I think abiding by my parent's rules isn't really going to make them happy in the long run. What they want is for me to find a Korean maiden they approve of for a wife and to have babies. However, this hope of theirs is slowly dying because there's not really anyone like that interested in me right now.
I only woke up to the idea of getting married recently and I'm almost reaching 40 which makes me old while being able to still laugh it off with blocked out pain. I don't really care if I don't ever reach any of my goals. I'm going to still work through it and hopefully, in time it will get there. I think this is life for me as planned by God. Everyone has a different life setup for them, so I just happen to be sharing my own ideas here without receiving any judgement or backlash.
In general, I must be a pretty likable person then if I'm not really attracting that much controversy anymore. Plus, I think I'm pretty funny and not really doing it for attention. I want to promote something special or excellent that might inspire others to try it at a later time. It's more like planting a good seed in a sense.

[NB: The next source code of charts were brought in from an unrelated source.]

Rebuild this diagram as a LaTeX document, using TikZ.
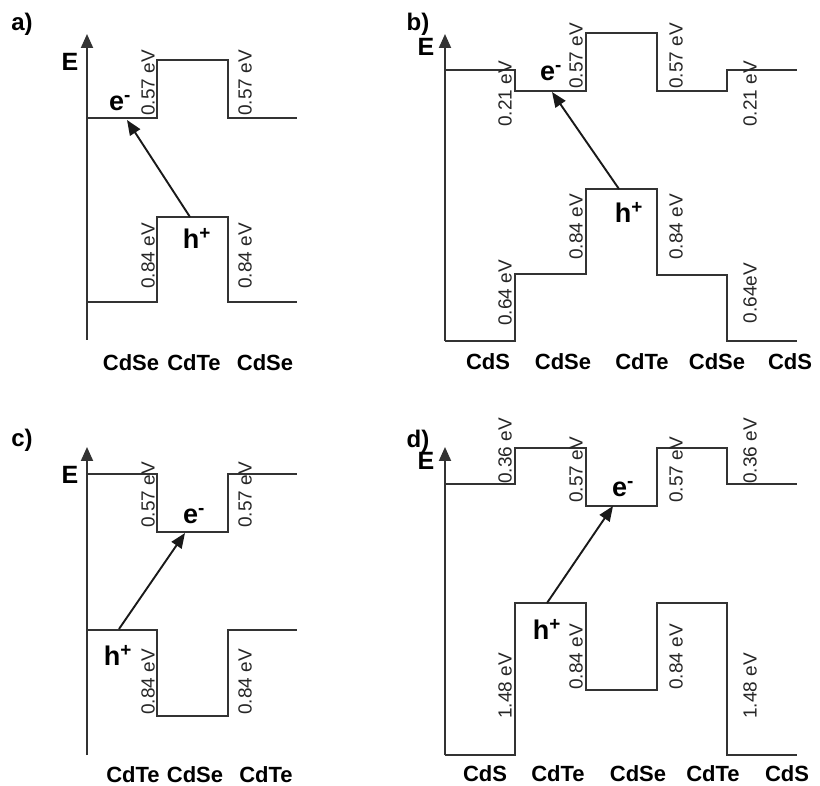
\documentclass[tikz,border=0pt]{standalone}
\usepackage{fontspec}
\setmainfont{Liberation Sans}
\usetikzlibrary{arrows.meta}
\begin{document}
\begin{tikzpicture}[x=1pt,y=-1pt,
  band/.style={line width=1.9pt, draw=black!80, line join=miter},
  axisline/.style={line width=1.9pt, draw=black!80, -{Triangle[length=14pt,width=12pt]}},
  trans/.style={line width=1.9pt, draw=black!90, -{Triangle[length=15pt,width=12pt]}},
  ev/.style={rotate=90, font=\fontsize{19}{19}\selectfont, inner sep=0pt, text=black!85},
  mat/.style={font=\fontsize{22}{22}\selectfont\bfseries, inner sep=0pt},
  carrier/.style={font=\fontsize{27}{27}\selectfont\bfseries, inner sep=0pt},
  elabel/.style={font=\fontsize{25}{25}\selectfont\bfseries, inner sep=0pt},
  plabel/.style={font=\fontsize{24}{24}\selectfont\bfseries, inner sep=0pt}]
\useasboundingbox (0,0) rectangle (820,786);
\fill[white] (0,0) rectangle (820,786);

% ---------------- panel a ----------------
\node[plabel] (pa) at (22,24) {a)};
\coordinate (aA0) at (87,340);
\coordinate (aA1) at (87,34);
\draw[axisline] (aA0) -- (aA1);
\node[elabel] (aE) at (70,62) {E};
\draw[band] (87,118) -- (157,118) -- (157,60) -- (228,60) -- (228,118) -- (297,118);
\draw[band] (87,302) -- (157,302) -- (157,217) -- (228,217) -- (228,302) -- (297,302);
\node[ev] (a1) at (148,83) {0.57 eV};
\node[ev] (a2) at (245,83) {0.57 eV};
\node[ev] (a3) at (148,256) {0.84 eV};
\node[ev] (a4) at (245,256) {0.84 eV};
\node[carrier] (ae) at (120,103) {e\textsuperscript{-}};
\node[carrier] (ah) at (197,238) {h\textsuperscript{+}};
\coordinate (aS) at (190,217);
\coordinate (aT) at (127,120);
\draw[trans] (aS) -- (aT);
\node[mat] (am1) at (131,363) {CdSe};
\node[mat] (am2) at (194,363) {CdTe};
\node[mat] (am3) at (265,363) {CdSe};

% ---------------- panel b ----------------
\node[plabel] (pb) at (418,24) {b)};
\coordinate (bA0) at (445,341);
\coordinate (bA1) at (445,34);
\draw[axisline] (bA0) -- (bA1);
\node[elabel] (bE) at (426,47) {E};
\draw[band] (445,70) -- (515,70) -- (515,91) -- (586,91) -- (586,33) -- (657,33) -- (657,91) -- (727,91) -- (727,70) -- (797,70);
\draw[band] (445,341) -- (515,341) -- (515,274) -- (586,274) -- (586,189) -- (657,189) -- (657,275) -- (727,275) -- (727,341) -- (797,341);
\node[ev] (b1) at (505,94) {0.21 eV};
\node[ev] (b2) at (750,94) {0.21 eV};
\node[ev] (b3) at (576,56) {0.57 eV};
\node[ev] (b4) at (676,56) {0.57 eV};
\node[ev] (b5) at (576,227) {0.84 eV};
\node[ev] (b6) at (676,227) {0.84 eV};
\node[ev] (b7) at (505,293) {0.64 eV};
\node[ev] (b8) at (750,293) {0.64eV};
\node[carrier] (be) at (551,73) {e\textsuperscript{-}};
\node[carrier] (bh) at (629,212) {h\textsuperscript{+}};
\coordinate (bS) at (619,189);
\coordinate (bT) at (552,92);
\draw[trans] (bS) -- (bT);
\node[mat] (bm1) at (488,362) {CdS};
\node[mat] (bm2) at (563,362) {CdSe};
\node[mat] (bm3) at (642,362) {CdTe};
\node[mat] (bm4) at (717,362) {CdSe};
\node[mat] (bm5) at (790,362) {CdS};

% ---------------- panel c ----------------
\node[plabel] (pc) at (22,440) {c)};
\coordinate (cA0) at (87,755);
\coordinate (cA1) at (87,447);
\draw[axisline] (cA0) -- (cA1);
\node[elabel] (cE) at (70,475) {E};
\draw[band] (87,474) -- (157,474) -- (157,532) -- (228,532) -- (228,474) -- (297,474);
\draw[band] (87,630) -- (157,630) -- (157,716) -- (228,716) -- (228,630) -- (297,630);
\node[ev] (c1) at (148,495) {0.57 eV};
\node[ev] (c2) at (245,495) {0.57 eV};
\node[ev] (c3) at (148,682) {0.84 eV};
\node[ev] (c4) at (245,682) {0.84 eV};
\node[carrier] (ce) at (194,516) {e\textsuperscript{-}};
\node[carrier] (ch) at (118,655) {h\textsuperscript{+}};
\coordinate (cS) at (119,629);
\coordinate (cT) at (185,533);
\draw[trans] (cS) -- (cT);
\node[mat] (cm1) at (133,775) {CdTe};
\node[mat] (cm2) at (195,775) {CdSe};
\node[mat] (cm3) at (266,775) {CdTe};

% ---------------- panel d ----------------
\node[plabel] (pd) at (418,441) {d)};
\coordinate (dA0) at (445,755);
\coordinate (dA1) at (445,447);
\draw[axisline] (dA0) -- (dA1);
\node[elabel] (dE) at (426,461) {E};
\draw[band] (445,484) -- (515,484) -- (515,448) -- (586,448) -- (586,506) -- (657,506) -- (657,448) -- (727,448) -- (727,484) -- (797,484);
\draw[band] (445,755) -- (515,755) -- (515,603) -- (586,603) -- (586,690) -- (657,690) -- (657,603) -- (727,603) -- (727,755) -- (797,755);
\node[ev] (d1) at (505,451) {0.36 eV};
\node[ev] (d2) at (750,451) {0.36 eV};
\node[ev] (d3) at (576,470) {0.57 eV};
\node[ev] (d4) at (676,470) {0.57 eV};
\node[ev] (d5) at (576,657) {0.84 eV};
\node[ev] (d6) at (676,657) {0.84 eV};
\node[ev] (d7) at (505,686) {1.48 eV};
\node[ev] (d8) at (750,686) {1.48 eV};
\node[carrier] (de) at (623,489) {e\textsuperscript{-}};
\node[carrier] (dh) at (547,629) {h\textsuperscript{+}};
\coordinate (dS) at (547,603);
\coordinate (dT) at (613,506);
\draw[trans] (dS) -- (dT);
\node[mat] (dm1) at (485,774) {CdS};
\node[mat] (dm2) at (558,774) {CdTe};
\node[mat] (dm3) at (638,774) {CdSe};
\node[mat] (dm4) at (713,774) {CdTe};
\node[mat] (dm5) at (787,774) {CdS};
\end{tikzpicture}
\end{document}
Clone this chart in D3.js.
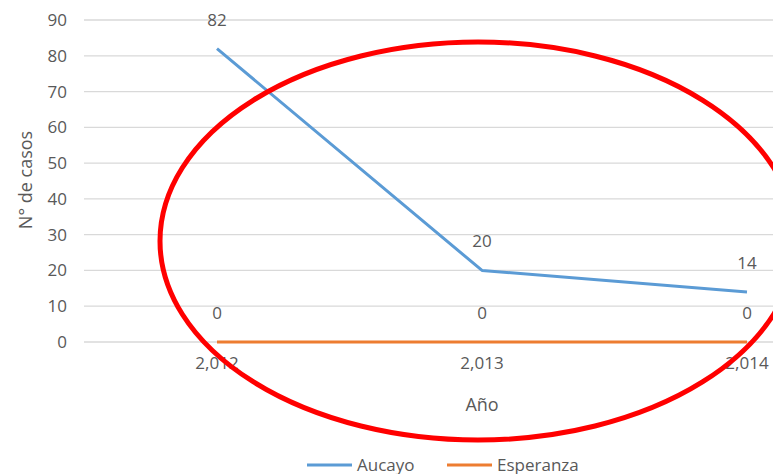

I have been squashing my idiotic antagonists as well as of late. Boy, I think they are so stupid going against me when I haven't really been against them in the first place. They let themselves get carried away over nothing really bad which they thought was at the criminal level. I then said that I accept it all and to turn me in, which proves they were already being stupid because there's really nothing for them to go on, no matter how hard they try. With me pointing out what I'm going to do while calling them stupid, it's really me priming them to have low confidence in holding on to their irrational beliefs about me.